Além desses referenciais ideológicos que devem ser buscados e aprimorados pelos partidos nesse momento inaugural, lembramos que tais reuniões, no sentido amplo da palavra, devem se dar em ambiente fechado, o que nos autoriza concluir que seja um evento interno, restrito aos filiados para discussão das ideias e formulação das plataformas que deverão ser especificadas quando da efetiva candidatura dos escolhidos democraticamente entre os próprios filiados e não decididos individualmente pelos tradicionais donos de partidos.
Destarte, entendemos, pelo menos a partir desse inciso, que os partidos políticos não podem convidar os cidadãos/eleitores para esses encontros, seminários e congressos, devendo os mesmos servirem tão somente para a preparação da campanha, de forma que a discussão prévia e formulação das plataformas e até mesmo acerto de eventuais apoios políticos possam ser a base para se elevar o nível da campanha.
Quando priorizamos os partidos políticos e nos organizamos internamente, construindo o alicerce necessário, com voz para todos os filiados, os escolhidos necessariamente irão ter que definir as suas propostas em concreto, a partir do que foi democraticamente estabelecido e isso engrandece não só o partido em si, mas repetimos o processo eleitoral como um todo, daí o destaque que se deve dar a este momento de intensa discussão partidária e não individualizada dos pré-candidatos.
Por fim, destacamos que os conclaves podem ser precedidos de comunicação pelos instrumentos internos e não chamamentos ao público externo, ressaltando, no entanto, que não se pode proibir o cidadão não filiado de comparecer, contudo pode se entender como ilegal o convite público, daí o dever de cautela nessa comunicação, que deve ser sempre intrapartidária.
Uma indagação final ainda fazemos:
Qual o fundamento para não se querer prestigiar, nesse momento, os partidos políticos?
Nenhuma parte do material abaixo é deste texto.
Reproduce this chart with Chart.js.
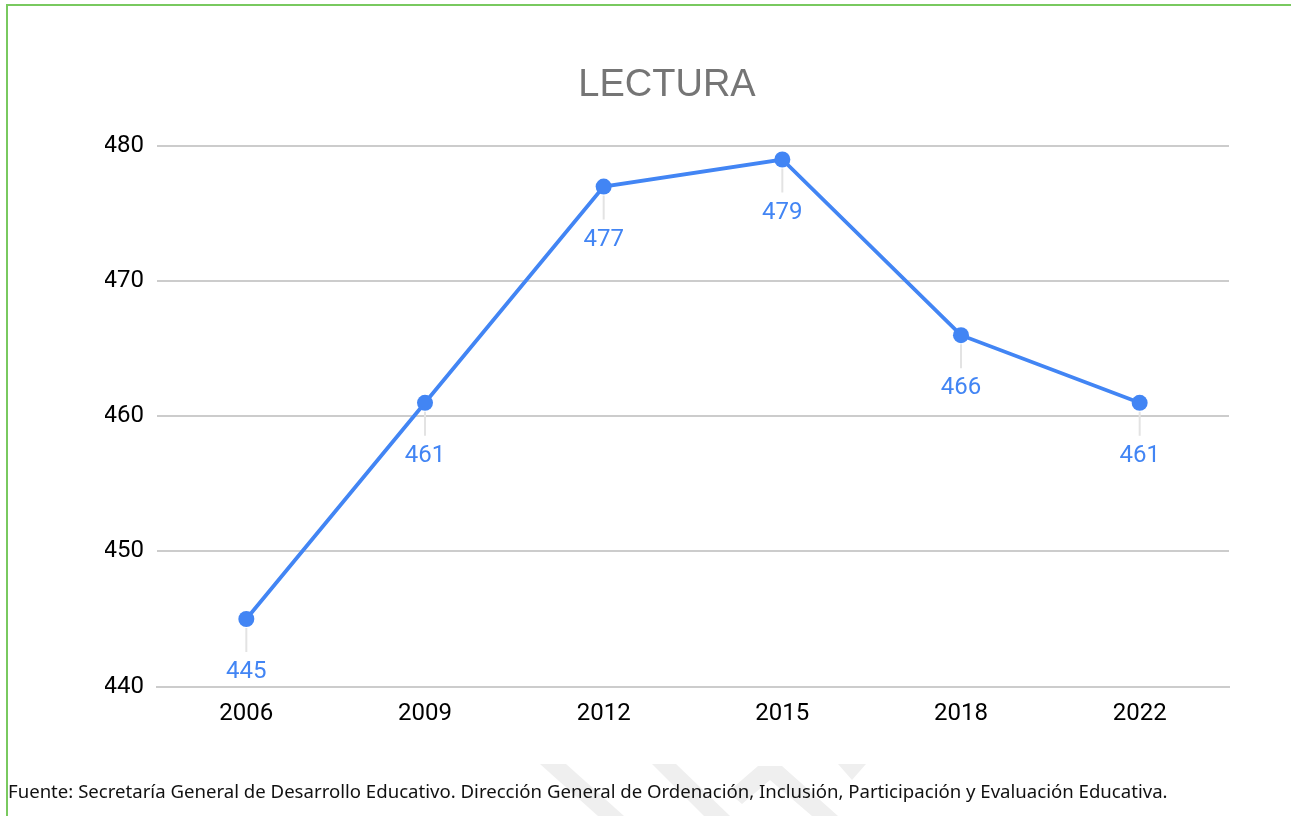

Será que sempre teremos as pessoas como mais importantes que as instituições?
E por fim ainda comentaremos uma pequena abertura de contato com o povo, mas não efetivamente uma campanha como alguns infelizmente deturpam e depois só reclamam da Justiça Eleitoral quando as ações são intentadas e as responsabilidades são apuradas!
Pensar diferente parece-nos querer necessariamente igualar o que se convencionou chamar de pré-campanha com a própria campanha. Faz algum sentido isso?